Robin is not generally known for singing, spending years recording and playing with such vocalists as James Dewar, Jack Bruce, and Davey Pattison, all amazing vocalists in their own right. This is a very special treat since only Robin can channel the vocals and the guitar as one, as intended. The clear message – Something is different and something is “about to change” is conveyed with a freshness to Robin’s playing that I don’t remember hearing in quite some time. Don’t confuse freshness with passion. Robin Trower has always been passionate about his music.
April 20, 2015 marked 41 years since the release of his classic signature album, Bridge of Sighs. Robin’s entire career spent testing, refining, trying new directions, all done with his brand of passion. It’s been 48 years now since beginning with Procol Harum, and amazingly, 48 years later, this new album is something very special. This album, as Robin told me, is “Just to suit myself.” This is clear after hearing it.
The second song, “Fallen”, moves soft and funky, with Robin’s vocals telling the story of a relationship taking a turn – towards honesty. Then “Riff no. 7 (still alive)” – upbeat with an impossibly catchy tempo perfectly married to the vocals. The back bone carried by Robin’s bass playing and the work of drummer Chris Taggert. Robin’s guitar talks at you – telling the story through his crisp leads. This song is great! Up and down each song on the album alternates - hard and heavy - to slow and sweet. On “Dreams That Shone Like Diamonds”, which “run though my hands like so much dust”, Robin digs deep into his personal blues. It is almost as if this song could have been written in the deep American south in the ‘20s. Classic Trower licks, finishing quickly, leaving you wanting more, but somehow just right. Followed by another classic, pure blues tune, “Good Morning Midnight”. It’s impossible to tell which conveys the actual story better, the vocals or the guitar. As Robin told me, his writing “...always starts with a strong guitar idea that I am responding to emotionally, then when I have that narrowed down, I work on what the vocal parts should be.”
“What You Never Want To Do” is a funky lyrical tune. An “I’m done with this” song. Robin’s playing is controlled and cuts directly to the point. “Strange Love” is a moody, penchant, sweet blues number about a love out of reach. “On Gold To Grey”, his signature quiet, screaming blues creates that trance-like atmosphere Trower fans have come to understand and love.
“The One Saving Grace” is a livelier rockin’ number. Again – vocals, guitar, bass – all perfectly in sync – because it’s exactly what Robin is thinking and feeling and you know it. “Snakes And Ladders” is another slow tune about “getting out of here”. A quick, right to the point, blues story.
“Up And Gone” has an almost 50’s feel to it. Big notes. Big playing. Familiar vocals – but with that typical Trower slant. A “traditional” blues tune (whatever that is) from a non-traditional player. “Till I Reach Home” is a lyrical homage to love. Forgoing temptation to make it back to the one you love.Robin’s guitar truly speaking to you through this song’s journey.

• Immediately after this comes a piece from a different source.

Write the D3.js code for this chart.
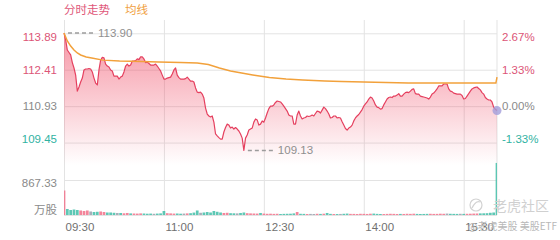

This album is pure, solid, and feels as if it’s exactly what Robin wanted to say. When I asked who his influences were, he told me ”first and foremost Scotty Moore, guitar player with Elvis”…“and then the next really big influence I would have to say is BB King. Through BB King I started to change the way I played. Getting into a much more emotional human voice.” Yet another tip of the hat to BB King in a week that has seen the Blues Boy join the other greats that have come before him.
I asked Robin why over the years he has seemed more relaxed and happier, even smiling throughout a good portion of his concerts now? Years ago he would stand a jam, rarely outwardly showing his enjoyment - he acknowledges this, telling me “That’s probably because I am enjoying it and feeling pretty comfortable with what I’m doing.” Now that he is playing just for his own enjoyment and to please only himself, it has become more fun.I, for one, am very glad that the process of creating music and playing live is becoming even more enjoyable for Robin Trower and that he continues the search making fine music along the way.